Nossa Terra Nossa Gente : GATO DE GAIOLA
Fiquei surpresa ao ver meus vizinhos de sítio com tantos gatos de estimação de uma hora para outra! Contando com a gatinha da família, vi bem uns onze. Os novatos vieram ao jardim, miar “boas-vindas” e se apresentarem. Com o charme peculiar de todo felino, desfilavam com classe na ponta das patas e, um por um, foram se achegando na roda de conversa.
Os amigos Paulo e Inês contaram-me que eles haviam sido resgatados da casa de uma velha senhora “acumuladora de gatos” falecida recentemente e, os seus 67 gatos – isto mesmo, sessenta e sete! – haviam sido dados à adoção!
Chamou-me a atenção o carinho e o cuidado que meus vizinhos tinham pelos bichanos. Até um novo cômodo havia sido erguido para abrigar os novos moradores. Fui convidada a conhecer o espaço com quarto e banheiro especial para o banho dos felinos. As acomodações eram tantas que exigiram certa criatividade da exímia costureira: até as antigas malas de viagem foram transformadas em luxuosas caminhas acolchoadas. Tudo brilhava. Como os olhos e o amor daquele casal por aquelas criaturinhas.

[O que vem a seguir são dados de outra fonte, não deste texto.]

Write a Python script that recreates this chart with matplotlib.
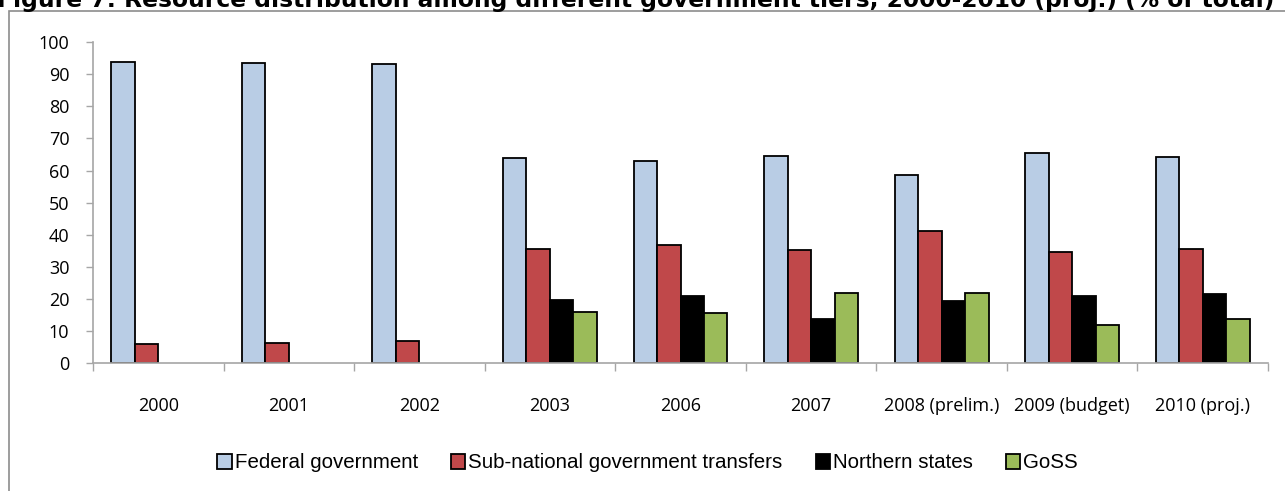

Aqueles gatos tinham passado a vida inteira confinados entre quatro paredes e, agora, experimentavam o gosto de poder circular livremente pelo Sítio Santa Clara! Fiquei encantada com suas brincadeiras: uns rolavam na grama deliciando-se com o sol da manhã; outros brincavam de pega-pega e até de pique esconde; outros, ainda, subiam nos troncos das árvores para afiar as unhas. A energia daquela coletiva algazarra felina era contagiante!
Mas de todo o espetáculo nada me emocionou mais do que conhecer Dengoso! Ao contrário dos outros, ele estava dormindo numa caixinha de papelão dentro de um viveiro.
– Como assim, um gato no viveiro?
Foi então que a vizinha contou-me a triste história de Dengoso. Ele havia crescido numa gaiola de passarinho, pendurada num prego, no alto da parede. Quando foi resgatado, não sabia andar nem se socializar com os companheiros de confinamento. Por isso, o casal construíra o viveiro para abrigá-lo. Bem maior que a antiga gaiola e, propositalmente, há um metro do chão, sua porta permanecia aberta para que Dengoso pudesse ir e vir para onde desejasse.
Este era o grande problema: Dengoso não saía! Nos seus olhos tristes, os arames verticais da antiga morada moldaram o seu confinamento. A sua liberdade poderia estar do outro lado da delicada trama hexagonal do viveiro, entretanto, ele não a enxergava! Dengoso estava livre da gaiola mas não estava livre para o reino da liberdade. Por isso foi preciso ainda, dentro do viveiro, a caixinha de papelão para que, pouco a pouco, ele experimentasse o aconchego de outro espaço que lhe proporcionasse a falsa segurança da antiga prisão.
Esse gato na gaiola me ensinou uma lição sublime. Uma lição sobre liberdade. Ela pode estar a um passo de nossos pés. Nós só a enxergamos com os olhos da alma. Há confinamentos que nos roubam o sonho de ser livre! Contra este tipo de crime só há uma lei: o amor! E foi justamente nesta sentença que Dengoso me aprisionou. Que a sua história possa abrir os olhos de nossas almas para outros gatos de gaiola, para outros animais confinados na falta de respeito de seus donos, para outros seres humanos tão enjaulados em suas prisões que não mais enxergam os sonhos que só a liberdade é capaz de nos revelar.